>> Start INPUT MATERIAL

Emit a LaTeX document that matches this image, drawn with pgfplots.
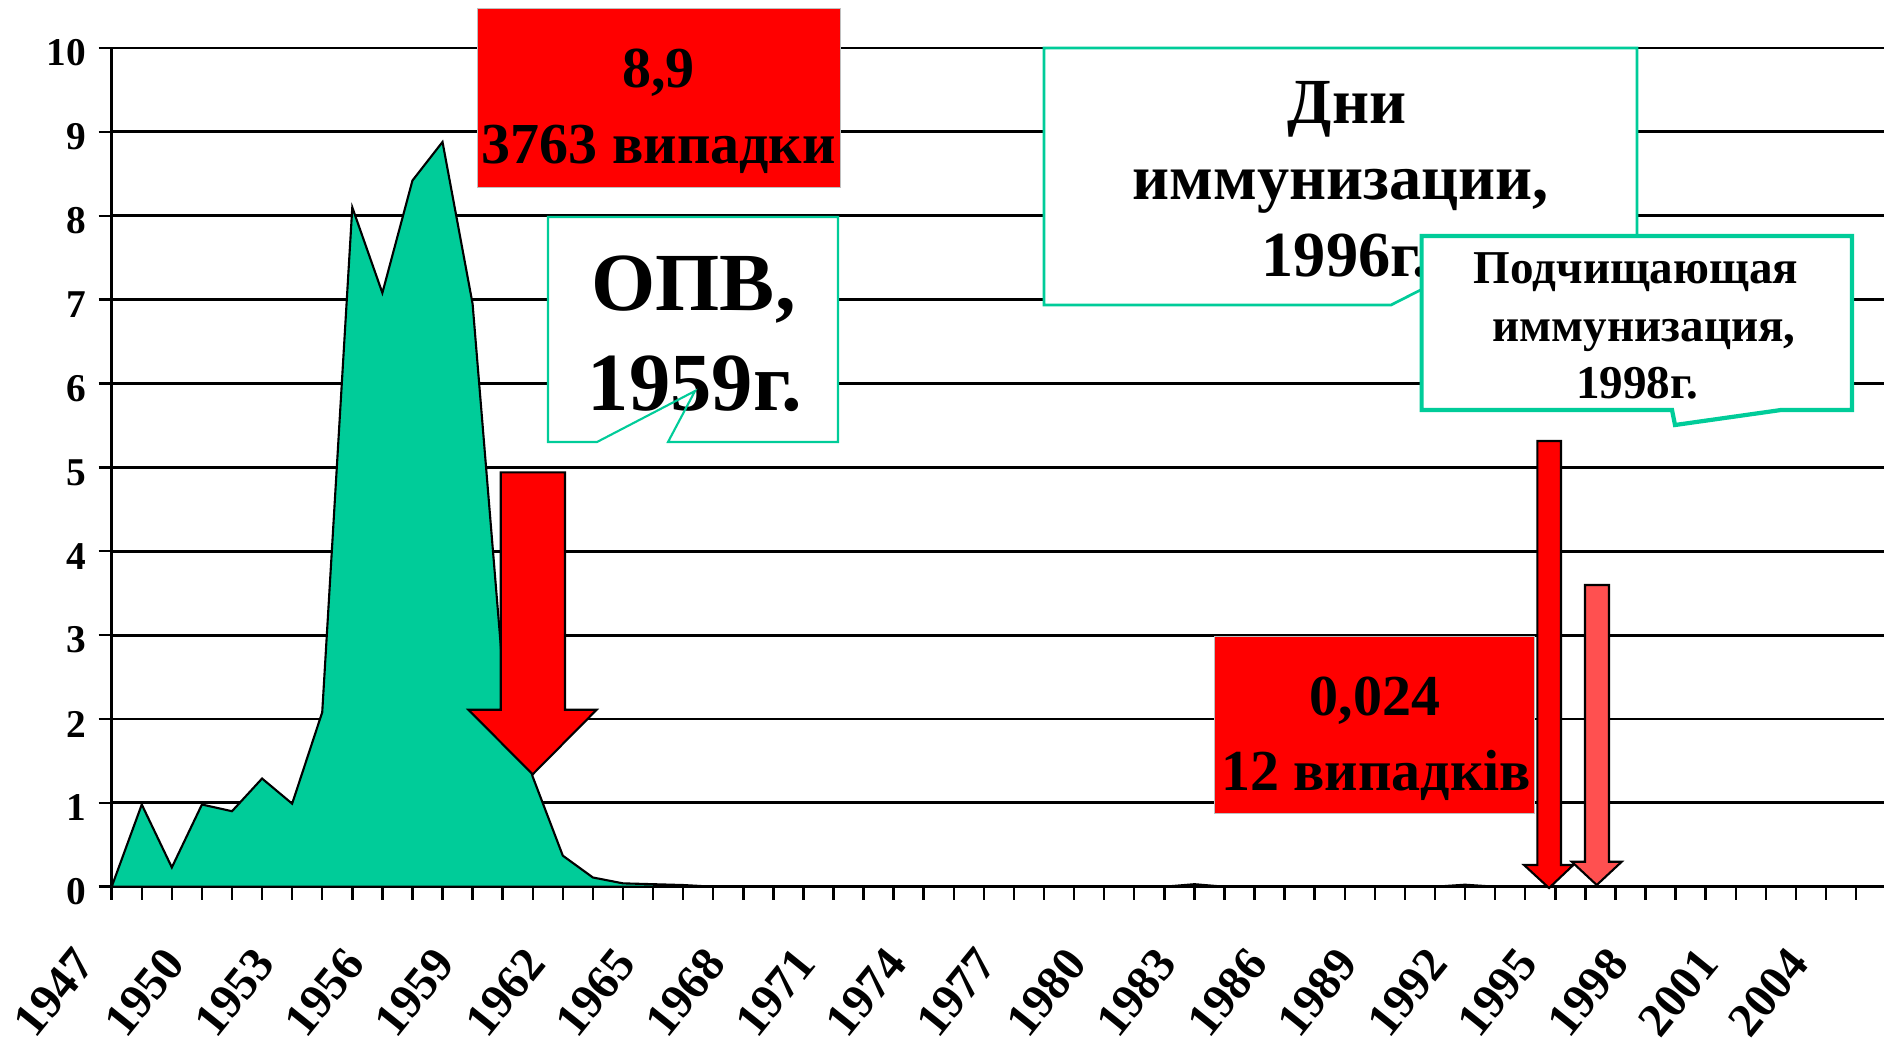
\documentclass[border=0pt]{standalone}
\usepackage{pgfplots}
\pgfplotsset{compat=1.18}
\usepackage{pgfplotstable}
\usepackage{fontspec}
\setmainfont{Liberation Serif}
\definecolor{teal1}{RGB}{0,204,153}
\definecolor{red1}{RGB}{255,0,0}
\definecolor{red2}{RGB}{255,80,80}

\pgfplotstableread{
year val
1947 0
1948 0.98
1949 0.23
1950 0.98
1951 0.90
1952 1.29
1953 0.99
1954 2.08
1955 8.10
1956 7.08
1957 8.42
1958 8.88
1959 6.95
1960 2.60
1961 1.31
1962 0.37
1963 0.11
1964 0.04
1965 0.03
1966 0.02
1967 0
1968 0
1969 0
1970 0
1971 0
1972 0
1973 0
1974 0
1975 0
1976 0
1977 0
1978 0
1979 0
1980 0
1981 0
1982 0
1983 0.03
1984 0
1985 0
1986 0
1987 0
1988 0
1989 0
1990 0
1991 0
1992 0.024
1993 0
1994 0
1995 0
1996 0
1997 0
1998 0
1999 0
2000 0
2001 0
2002 0
2003 0
2004 0
2005 0
2006 0
}\polio

\newcommand\fA{\fontsize{16.5}{16.5}\selectfont\bfseries}
\newcommand\fB{\fontsize{23.5}{23.5}\selectfont\bfseries}
\newcommand\fC{\fontsize{18.3}{18.3}\selectfont\bfseries}
\newcommand\fD{\fontsize{13.4}{13.4}\selectfont\bfseries}

\begin{document}
\begin{tikzpicture}
\path[use as bounding box] (0,0) rectangle (188.4mm,106.1mm);
\begin{axis}[
  at={(11.17mm,17.43mm)}, anchor=south west,
  scale only axis, width=177.23mm, height=83.87mm,
  xmin=1947, xmax=2005.93, ymin=0, ymax=10,
  axis x line*=bottom, axis y line*=left,
  axis line style={line width=0.9pt, -, black},
  ytick={0,1,2,3,4,5,6,7,8,9,10},
  yticklabels={0,1,2,3,4,5,6,7,8,9,10},
  xtick={1947,1950,1953,1956,1959,1962,1965,1968,1971,1974,1977,1980,1983,1986,1989,1992,1995,1998,2001,2004},
  xticklabels={1947,1950,1953,1956,1959,1962,1965,1968,1971,1974,1977,1980,1983,1986,1989,1992,1995,1998,2001,2004},
  minor xtick={1947,1948,...,2005},
  tick align=outside,
  major tick length=1.3mm, minor tick length=1.3mm,
  every tick/.style={black, line width=0.7pt},
  ymajorgrids, grid style={black, line width=0.8pt},
  yticklabel style={font=\fontsize{11.2}{11.2}\selectfont\bfseries, yshift=-0.5mm},
  xticklabel style={font=\fontsize{13.6}{13.6}\selectfont\bfseries, xshift=-4.2mm, yshift=-2.8mm, rotate=51, anchor=north east},
]
\addplot[fill=teal1, draw=black, line width=0.6pt] table[x=year,y=val]{\polio} \closedcycle;
\end{axis}

\begin{scope}[x=0.1mm, y=-0.1mm, yshift=106.1mm]
% Box A
\fill[red1] (477,8) rectangle (840,187);
\draw[gray!50, line width=0.2pt] (477,8) rectangle (840,187);
\node[anchor=base, inner sep=0pt, font=\fA] at (658.7,87) {8,9};
\node[anchor=base, inner sep=0pt, font=\fA] at (658.7,163) {3763 випадки};
% Box B
\fill[white] (548,217) rectangle (838,442);
\node[anchor=base, inner sep=0pt, font=\fB] at (693.5,310) {ОПВ,};
\node[anchor=base, inner sep=0pt, font=\fB] at (695,410) {1959г.};
\draw[teal1, line width=0.6pt, line join=miter] (548,217) -- (838,217) -- (838,442) -- (668,442) -- (695,391) -- (597,442) -- (548,442) -- cycle;
% Arrow 1
\filldraw[fill=red1, draw=black, line width=0.6pt, line join=miter] (500.7,472.4) -- (565,472.4) -- (565,709.7) -- (596.7,709.7) -- (532.7,774.3) -- (468.3,709.7) -- (500.7,709.7) -- cycle;
% Box C
\fill[white] (1044,48) rectangle (1637,305);
\node[anchor=base, inner sep=0pt, font=\fC] at (1347,123) {Дни};
\node[anchor=base, inner sep=0pt, font=\fC] at (1341,199) {иммунизации,};
\node[anchor=base, inner sep=0pt, font=\fC] at (1345,276) {1996г.};
\draw[teal1, line width=0.77pt, line join=miter] (1044,48) -- (1637,48) -- (1637,305) -- (1440,305) -- (1450,275) -- (1391,305) -- (1044,305) -- cycle;
% Box D
\fill[white] (1421.6,236) rectangle (1852,410);
\node[anchor=base, inner sep=0pt, font=\fD] at (1636,283) {Подчищающая};
\node[anchor=base, inner sep=0pt, font=\fD] at (1644,341) {иммунизация,};
\node[anchor=base, inner sep=0pt, font=\fD] at (1637,398) {1998г.};
\draw[teal1, line width=1.2pt, line join=miter] (1421.6,236) -- (1852,236) -- (1852,410) -- (1781,410) -- (1675,425) -- (1672,410) -- (1421.6,410) -- cycle;
% Box E
\fill[red1] (1214,636) rectangle (1534,813);
\draw[gray!50, line width=0.2pt] (1214,636) rectangle (1534,813);
\node[anchor=base, inner sep=0pt, font=\fA] at (1375,715) {0,024};
\node[anchor=base, inner sep=0pt, font=\fA] at (1376,790) {12 випадків};
% Arrows 2 and 3
\filldraw[fill=red1, draw=black, line width=0.6pt, line join=miter] (1537.3,441) -- (1561,441) -- (1561,865) -- (1573.3,865) -- (1549,888) -- (1524,865) -- (1537.3,865) -- cycle;
\filldraw[fill=red2, draw=black, line width=0.6pt, line join=miter] (1585,585) -- (1609,585) -- (1609,861.7) -- (1621.7,861.7) -- (1596.7,885) -- (1571.7,861.7) -- (1585,861.7) -- cycle;
\end{scope}
\end{tikzpicture}
\end{document}
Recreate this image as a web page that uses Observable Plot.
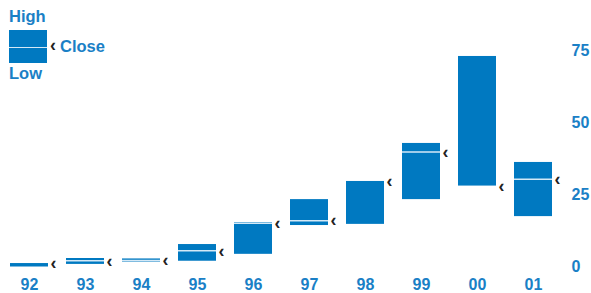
<!DOCTYPE html>
<html>
<head>
<meta charset="utf-8">
<script src="https://cdn.jsdelivr.net/npm/d3@7"></script>
<script src="https://cdn.jsdelivr.net/npm/@observablehq/plot@0.6"></script>
<style>
  html, body { margin: 0; padding: 0; background: #fff; }
  #wrap { position: relative; width: 591px; height: 293px; font-family: "Liberation Sans", Arial, sans-serif; }
  #wrap svg { position: absolute; left: 0; top: 0; }
  .lg { position: absolute; color: #1a80c6; font-weight: bold; font-size: 16.5px; line-height: 1; }
</style>
</head>
<body>
<div id="wrap"></div>
<script>
const years = ["92","93","94","95","96","97","98","99","00","01"];
const high  = [1.2, 2.95, 2.8, 7.8, 15.4, 23.4, 29.7, 42.9, 73.1, 36.3];
const low   = [0, 0.9, 1.7, 2.0, 4.4, 14.4, 14.8, 23.4, 28.1, 17.5];
const close = [1.2, 2.15, 2.25, 5.6, 15.2, 16.1, 29.7, 39.9, 28.1, 30.5];
const yTicks = [0, 25, 50, 75];

const data = years.map((y, i) => ({year: y, high: high[i], low: low[i], close: close[i]}));
const barColor = "#0079c1";
const textColor = "#1a80c6";

const chart = Plot.plot({
  width: 591,
  height: 293,
  marginTop: 50.5,
  marginBottom: 26.5,
  marginLeft: 9,
  marginRight: 38,
  style: {fontFamily: "'Liberation Sans', Arial, sans-serif", fontSize: "16px", fontWeight: "bold", color: textColor, background: "transparent"},
  x: {type: "band", domain: years, paddingInner: 0.324, paddingOuter: 0, label: null},
  y: {domain: [0, 75], label: null},
  marks: [
    Plot.axisX({tickSize: 0, tickPadding: 11.5, label: null, fill: textColor, fontSize: 16}),
    Plot.axisY({anchor: "right", ticks: yTicks, tickSize: 0, tickPadding: 18, label: null, fill: textColor, fontSize: 16}),
    Plot.barY(data, {x: "year", y1: "low", y2: "high", fill: barColor}),
    Plot.tickY(data.filter(d => d.close > d.low && d.close < d.high), {x: "year", y: "close", stroke: "#d4e9f7", strokeWidth: 1.5}),
    Plot.text(data, {x: "year", y: "close", text: () => "‹", dx: 24, dy: 0, fill: "#222", fontSize: 18, fontWeight: "bold", textAnchor: "middle"})
  ]
});
const wrap = document.getElementById("wrap");
wrap.appendChild(chart);

// legend overlay
function add(html, css) {
  const d = document.createElement("div");
  d.className = "lg";
  d.innerHTML = html;
  Object.assign(d.style, css);
  wrap.appendChild(d);
}
add("High", {left: "9px", top: "8px"});
add("", {left: "9px", top: "30px", width: "38px", height: "33px", background: barColor});
add("", {left: "9px", top: "46.5px", width: "38px", height: "1.5px", background: "#d4e9f7"});
add("‹", {left: "50px", top: "36px", color: "#222", fontSize: "18px"});
add("Close", {left: "60px", top: "38px"});
add("Low", {left: "9px", top: "65px"});
</script>
</body>
</html>
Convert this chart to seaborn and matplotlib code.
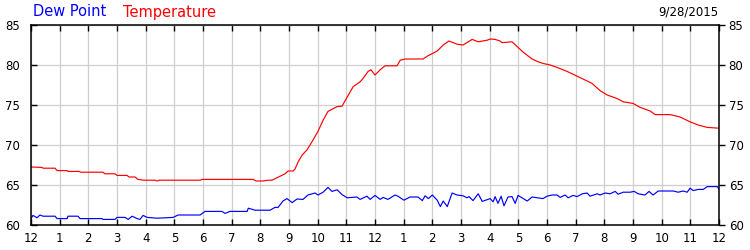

>> End INPUT MATERIAL

» GOAL
Copy and report every line where the word "that" is present.

» RESULT
Emit a LaTeX document that matches this image, drawn with pgfplots.
Recreate this image as a web page that uses Observable Plot.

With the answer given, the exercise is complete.